BART Police

BART Police (Photo credit: Sipa/USA)

Family of Man Shot By BART Officer Asks That Officer Be Prosecuted

March 13, 2018 - 1:55 pm

OAKLAND (KCBS Radio) - Family members of a 28-year-old man fatally shot by a BART police officer near the West Oakland BART station two months ago came to the Alameda County District Attorney's Office today to demand that the officer be fired, arrested, criminally charged and convicted.

Yolanda Banks Reed, the mother of Sahleem Tindle, who was killed in the shooting in the 1400 block of Seventh Street across the street from the West Oakland station at about 4:40 p.m. on Jan. 3, said Chief Assistant District Attorney Kevin Dunleavy told her and other family members that his office's investigation into the matter is still continuing.

Oakland police, who also are investigating the shooting, have said that Tindle was armed while he was grappling with another man on the sidewalk and refused commands when Officer Joseph Mateu shot him.

Banks Reed said BART officials should not have allowed Mateu to return to works two weeks after the shooting "because he took my son's life."

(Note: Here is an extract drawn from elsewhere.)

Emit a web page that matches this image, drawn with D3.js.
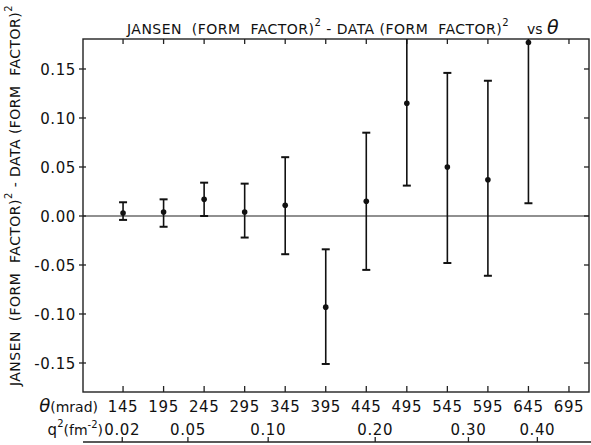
<!DOCTYPE html>
<html>
<head>
<meta charset="utf-8">
<script src="https://cdn.jsdelivr.net/npm/d3@7"></script>
<style>
  body { margin: 0; background: #fff; }
  svg { display: block; }
  text { font-family: "DejaVu Sans", sans-serif; fill: #111; white-space: pre; }
</style>
</head>
<body>
<div id="chart"></div>
<script>
const width = 591;
const height = 445;

// scattering angle (mrad) of each point, and tick labels
const thetas = [145, 195, 245, 295, 345, 395, 445, 495, 545, 595, 645];
const thetaTicks = [145, 195, 245, 295, 345, 395, 445, 495, 545, 595, 645, 695];
// Jansen (FF)^2 - data (FF)^2, with upper / lower ends of the error bars
const diffs = [0.003, 0.004, 0.017, 0.004, 0.011, -0.093, 0.015, 0.115, 0.050, 0.037, 0.177];
const upper = [0.014, 0.017, 0.034, 0.033, 0.060, -0.034, 0.085, 0.20, 0.146, 0.138, 0.20];
const lower = [-0.004, -0.011, 0.000, -0.022, -0.039, -0.151, -0.055, 0.031, -0.048, -0.061, 0.013];
const yTicks = [-0.15, -0.10, -0.05, 0.00, 0.05, 0.10, 0.15];
// q^2 scale underneath, placed at the matching angle
const qLabels = ["0.02", "0.05", "0.10", "0.20", "0.30", "0.40"];
const qTheta = [144, 225, 324, 456, 571, 656];

const pLeft = 83, pRight = 589, pTop = 39, pBottom = 392;

const svg = d3.select("#chart").append("svg")
    .attr("width", width)
    .attr("height", height);

const x = d3.scaleLinear().domain([95.6, 719.7]).range([pLeft, pRight]);
const y = d3.scaleLinear().domain([-0.1796, 0.1806]).range([pBottom, pTop]);

svg.append("defs").append("clipPath").attr("id", "plot")
    .append("rect")
    .attr("x", pLeft).attr("y", pTop)
    .attr("width", pRight - pLeft).attr("height", pBottom - pTop);

// frame
svg.append("rect")
    .attr("x", pLeft).attr("y", pTop)
    .attr("width", pRight - pLeft).attr("height", pBottom - pTop)
    .attr("fill", "none")
    .attr("stroke", "#222")
    .attr("stroke-width", 1.4);

// zero line
svg.append("line")
    .attr("x1", pLeft).attr("x2", pRight)
    .attr("y1", y(0)).attr("y2", y(0))
    .attr("stroke", "#222")
    .attr("stroke-width", 1.2);

// ticks on the frame
const tickStyle = sel => sel.attr("stroke", "#222").attr("stroke-width", 1.3);

svg.append("g").selectAll("line")
    .data(thetaTicks)
    .join("line")
    .attr("x1", d => x(d)).attr("x2", d => x(d))
    .attr("y1", pTop).attr("y2", pTop + 5)
    .call(tickStyle);

svg.append("g").selectAll("line")
    .data(thetaTicks)
    .join("line")
    .attr("x1", d => x(d)).attr("x2", d => x(d))
    .attr("y1", pBottom).attr("y2", pBottom - 6)
    .call(tickStyle);

svg.append("g").selectAll("line")
    .data(yTicks)
    .join("line")
    .attr("x1", pLeft - 4).attr("x2", pLeft + 3)
    .attr("y1", d => y(d)).attr("y2", d => y(d))
    .call(tickStyle);

svg.append("g").selectAll("line")
    .data(yTicks)
    .join("line")
    .attr("x1", pRight - 5).attr("x2", pRight)
    .attr("y1", d => y(d)).attr("y2", d => y(d))
    .call(tickStyle);

// y tick labels
svg.append("g").selectAll("text")
    .data(yTicks)
    .join("text")
    .attr("x", 76)
    .attr("y", d => y(d) + 6)
    .attr("text-anchor", "end")
    .attr("font-size", 15)
    .attr("letter-spacing", 0.6)
    .text(d => d3.format(".2f")(d).replace("−", "-"));

// theta labels
svg.append("g").selectAll("text")
    .data(thetaTicks)
    .join("text")
    .attr("x", d => x(d))
    .attr("y", 412)
    .attr("text-anchor", "middle")
    .attr("font-size", 15)
    .attr("letter-spacing", 0.6)
    .text(d => d);

const thLab = svg.append("text")
    .attr("x", 98).attr("y", 412)
    .attr("text-anchor", "end")
    .attr("font-size", 14);
thLab.append("tspan").attr("font-style", "italic").attr("font-size", 18).text("θ");
thLab.append("tspan").text("(mrad)");

// q^2 axis
svg.append("line")
    .attr("x1", pLeft).attr("x2", width)
    .attr("y1", 442).attr("y2", 442)
    .attr("stroke", "#222")
    .attr("stroke-width", 1.4);

svg.append("g").selectAll("line")
    .data(qTheta)
    .join("line")
    .attr("x1", d => x(d)).attr("x2", d => x(d))
    .attr("y1", 442).attr("y2", 437)
    .call(tickStyle);

svg.append("g").selectAll("text")
    .data(qLabels)
    .join("text")
    .attr("x", (d, i) => x(qTheta[i]))
    .attr("y", 435)
    .attr("text-anchor", "middle")
    .attr("font-size", 15)
    .attr("letter-spacing", 0.6)
    .text(d => d);

const qLab = svg.append("text")
    .attr("x", 103).attr("y", 435)
    .attr("text-anchor", "end")
    .attr("font-size", 14);
qLab.append("tspan").attr("font-size", 15).text("q");
qLab.append("tspan").attr("font-size", 10).attr("dy", -8).text("2");
qLab.append("tspan").attr("dy", 8).text("(fm");
qLab.append("tspan").attr("font-size", 10).attr("dy", -7).text("-2");
qLab.append("tspan").attr("dy", 7).text(")");

// error bars and points
const plot = svg.append("g").attr("clip-path", "url(#plot)");
const pts = thetas.map((t, i) => ({ t, v: diffs[i], hi: upper[i], lo: lower[i] }));

plot.selectAll(".bar")
    .data(pts)
    .join("line")
    .attr("class", "bar")
    .attr("x1", d => x(d.t)).attr("x2", d => x(d.t))
    .attr("y1", d => y(d.hi)).attr("y2", d => y(d.lo))
    .attr("stroke", "#111")
    .attr("stroke-width", 1.6);

plot.selectAll(".capHi")
    .data(pts)
    .join("line")
    .attr("class", "capHi")
    .attr("x1", d => x(d.t) - 4).attr("x2", d => x(d.t) + 4)
    .attr("y1", d => y(d.hi)).attr("y2", d => y(d.hi))
    .attr("stroke", "#111")
    .attr("stroke-width", 2);

plot.selectAll(".capLo")
    .data(pts)
    .join("line")
    .attr("class", "capLo")
    .attr("x1", d => x(d.t) - 4).attr("x2", d => x(d.t) + 4)
    .attr("y1", d => y(d.lo)).attr("y2", d => y(d.lo))
    .attr("stroke", "#111")
    .attr("stroke-width", 2);

plot.selectAll("circle")
    .data(pts)
    .join("circle")
    .attr("cx", d => x(d.t))
    .attr("cy", d => y(d.v))
    .attr("r", 2.8)
    .attr("fill", "#111");

// stretch a label's letter spacing so it covers a given length
function fitLabel(t, target) {
    const n = t.text().length;
    const w = t.node().getComputedTextLength();
    t.attr("letter-spacing", Math.max(0, (target - w) / n));
}

function addLabel(t) {
    t.append("tspan").text("JANSEN  (FORM  FACTOR)");
    t.append("tspan").attr("font-size", 10).attr("dy", -8).text("2");
    t.append("tspan").attr("dy", 8).text(" - DATA (FORM  FACTOR)");
    t.append("tspan").attr("font-size", 10).attr("dy", -8).text("2");
}

// title
const title = svg.append("text")
    .attr("x", 127).attr("y", 34)
    .attr("font-size", 14);
addLabel(title);
fitLabel(title, 382);

const vs = svg.append("text")
    .attr("x", 527).attr("y", 34)
    .attr("font-size", 14);
vs.append("tspan").text("vs ");
vs.append("tspan").attr("font-style", "italic").attr("font-size", 19).text("θ");

// y axis label
const yLab = svg.append("text")
    .attr("transform", "translate(20,386) rotate(-90)")
    .attr("font-size", 14);
addLabel(yLab);
fitLabel(yLab, 381);
</script>
</body>
</html>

Attorney John Burris, who represents Tindle's family and has filed a claim alleging that BART police violated Tindle's civil rights, joined Tindle's family at the district attorney's office today and said he thinks that based on the evidence he's seen so far, Mateu should be charged with committing an unlawful killing, possibly manslaughter or murder.

BART police released a video of the shooting on Feb. 21 but there are different interpretations of what it shows.

BART police Chief Carlos Rojas said he believe the video indicates that Tindle didn't have his hands up when Mateu shot him three times and that Tindle didn't raise his hands until after he was shot.

Rojas also said he thinks the video indicates that the hands of the man who Tindle was struggling with were empty, which he believes shows that the man hadn't possessed a gun.

But members of the activist groups the Anti Police-Terror Project and Mothers Fight Back, who joined Tindle's family at the district attorney's office today, said in a statement that they believe the video "exposed for all to plainly see that Sahleem was shot in the back three times with his hands up and no weapon in sight."

Mateu was hired as a community service assistant for BART police in May 2003, was sworn in as a police officer in November 2007 and was promoted to senior police officer in January 2010.

Mateu initially was placed on paid administrative leave but was cleared to return to work two weeks after the shooting.

Tindle's family and the activist groups have attended two BART board meetings and a BART Police Citizen Review Board meeting to demand justice for Tindle. BART directors said at their meeting last Thursday that an update on the investigation into the shooting will be presented at their next meeting.

Tindle's family and the activist groups were also planning to go to Oakland police headquarters at 6 p.m. today to demand that Mateu be arrested, but Anti-Police Terror Project leader Cat Brooks said that the rain today has forced them to postpone that action until a later date.